Commission for the Investigation of Abuse of Authority

Honourable Chief Commissioner
- Incumbent
- Assumed office February 3, 2021
- Appointed by: K. P. Sharma Oli
- President: Ram Chandra Poudel

= Prem Kumar Rai =

Chief commissioner of CIAA Nepal

Prem Kumar Rai is the current chief commissioner of CIAA Nepal. He assumed office on February 3, 2021. He is also a former home secretary. He was recommended by the Constitutional Council on December 20, 2020, to be the new chief commissioner of CIAA.

Under his leadership, CIAA has filed a case against former Prime Minister and CPN UML Chairman Mathav Kumar Nepal regarding allowing Patanjali Yogpeeth to purchase land beyond legal limits. Although previous legal interpretation of law said that decision by cabinet is not reviewable by law, CIAA under Rai has taken a different approach as clear in this case.

== 2025 Gen-Z movement aftermath ==
On October 5, 2025, a faction of Gen-Z movement asked that Prem Kumar Rai be made to resign among other demands in the 8-point document that they presented Prime Minister Sushila Karki. In a separate event, the GenZ movement alliance also demanded the resignation of all commissioners of CIAA including the chief Prem Kumar Rai.

== Controversies ==
He has come into controversy regarding his involvement in wide-body corruption case. He was then a secretary of Ministry of Culture, Tourism and Civil Aviation at the time of corruption. This case became more controversial due to CIAA's decision not to prosecute Rai in the controversial procurement of the two wide-body aircraft. A lawmaker has since then called for his impeachment since then citing the thriving corruption and irregularities.

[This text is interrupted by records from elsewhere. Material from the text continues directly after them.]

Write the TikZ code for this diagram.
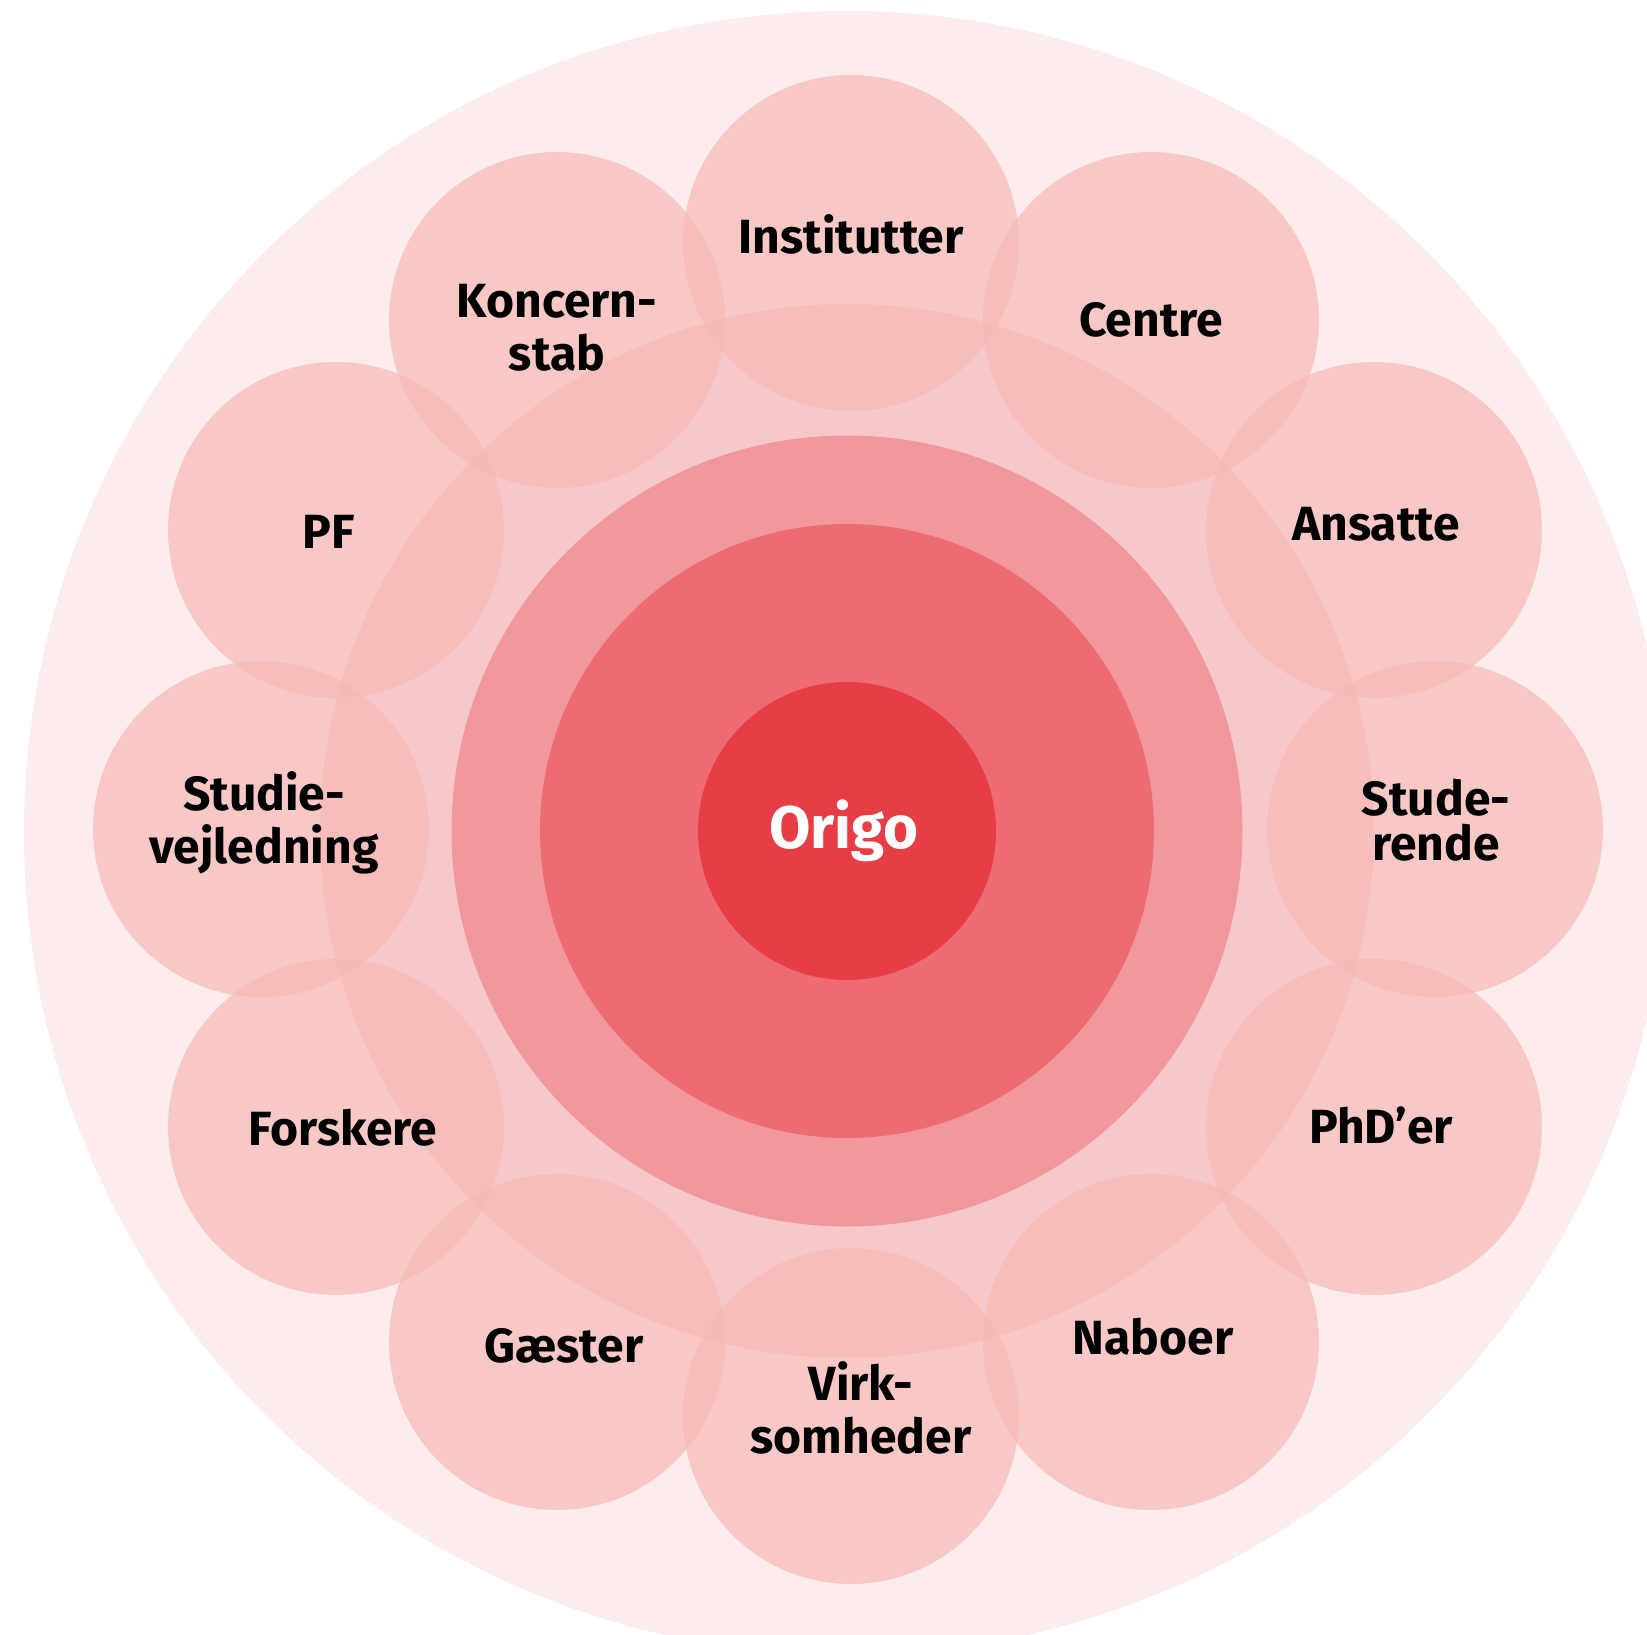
\documentclass[tikz,border=0pt]{standalone}
\usepackage{fontspec}
\setmainfont{Fira Sans}
\definecolor{bgout}{RGB}{252,236,236}
\definecolor{midpink}{RGB}{246,200,204}
\definecolor{smallc}{RGB}{246,185,180}
\definecolor{ringa}{RGB}{241,152,156}
\definecolor{ringb}{RGB}{237,108,116}
\definecolor{corec}{RGB}{231,61,70}
\begin{document}
\begin{tikzpicture}[x=1pt,y=-1pt,
  disc/.style={circle, inner sep=0pt, outer sep=0pt, draw=none},
  bubble/.style={disc, fill=smallc, fill opacity=0.69, minimum size=336pt},
  lbl/.style={font=\fontsize{48}{53}\selectfont\bfseries, inner sep=0pt, align=center, text=black, anchor=base},
]
\useasboundingbox (0,0) rectangle (1647,1634);
\clip (0,0) rectangle (1647,1634);
\node[disc, fill=bgout, minimum size=1644pt] (outer) at (846,833) {};
\node[disc, fill=midpink, minimum size=1054pt] (mid) at (847,831) {};
% bubbles
\node[bubble] (cInst) at (851,243) {};
\node[bubble] (cCentre) at (1151,320) {};
\node[bubble] (cAns) at (1374,530) {};
\node[bubble] (cStud) at (1435,829) {};
\node[bubble] (cPhd) at (1374,1127) {};
\node[bubble] (cNab) at (1151,1342) {};
\node[bubble] (cVirk) at (851,1416) {};
\node[bubble] (cGae) at (557,1342) {};
\node[bubble] (cFor) at (336,1127) {};
\node[bubble] (cSv) at (261,829) {};
\node[bubble] (cPF) at (336,530) {};
\node[bubble] (cKon) at (557,320) {};
% rings
\node[disc, fill=ringa, minimum size=791pt] (ringA) at (847,831) {};
\node[disc, fill=ringb, minimum size=614pt] (ringB) at (847,831) {};
\node[disc, fill=corec, minimum size=298pt] (core) at (847,831) {};
% labels
\node[lbl] (tInst) at (851,253) {Institutter};
\node[lbl] (tCentre) at (1151,336) {Centre};
\node[lbl] (tAns) at (1376,540) {Ansatte};
\node[lbl, font=\fontsize{48}{45}\selectfont\bfseries] (tStud) at (1436,860) {Stude-\\rende};
\node[lbl] (tPhd) at (1381,1143) {PhD’er};
\node[lbl] (tNab) at (1153,1354) {Naboer};
\node[lbl] (tVirk) at (861,1453) {Virk-\\somheder};
\node[lbl] (tGae) at (564,1362) {Gæster};
\node[lbl] (tFor) at (343,1145) {Forskere};
\node[lbl] (tSv) at (264,863) {Studie-\\vejledning};
\node[lbl] (tPF) at (329,548) {PF};
\node[lbl] (tKon) at (557,370) {Koncern-\\stab};
\node[lbl, text=white, font=\fontsize{60}{64}\selectfont\bfseries] (tOrigo) at (844,848) {Origo};
\end{tikzpicture}
\end{document}
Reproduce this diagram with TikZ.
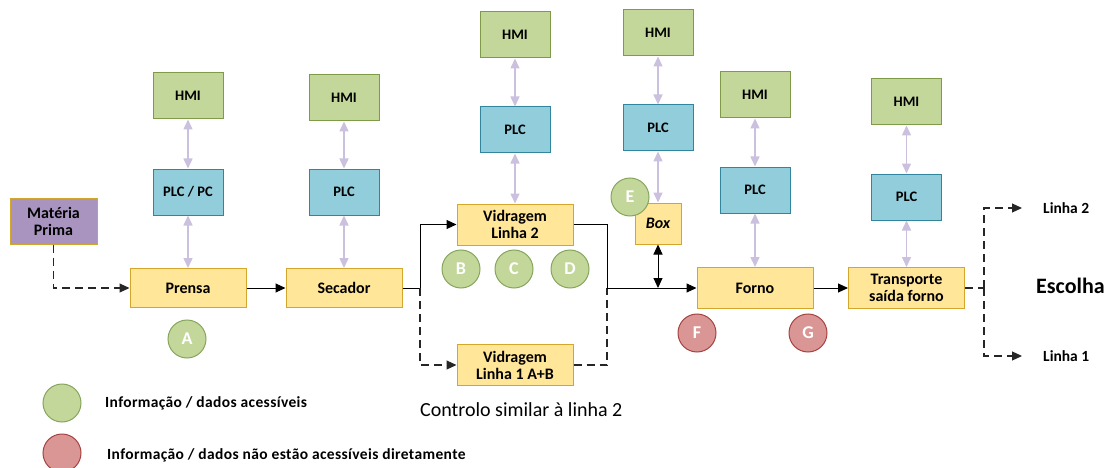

Rai has also allegedly been involved in land scam and fake Bhutanese refugee case. Activist Yubraj Paudel has filed a complaint demanding an investigation into Rai's involvement in major scandals. RSP leader Rabi Lamichhane has also questioned his involvement in corruption in Maoist combatant camps, wide-body procurement irregularities and Yeti/Omni cases.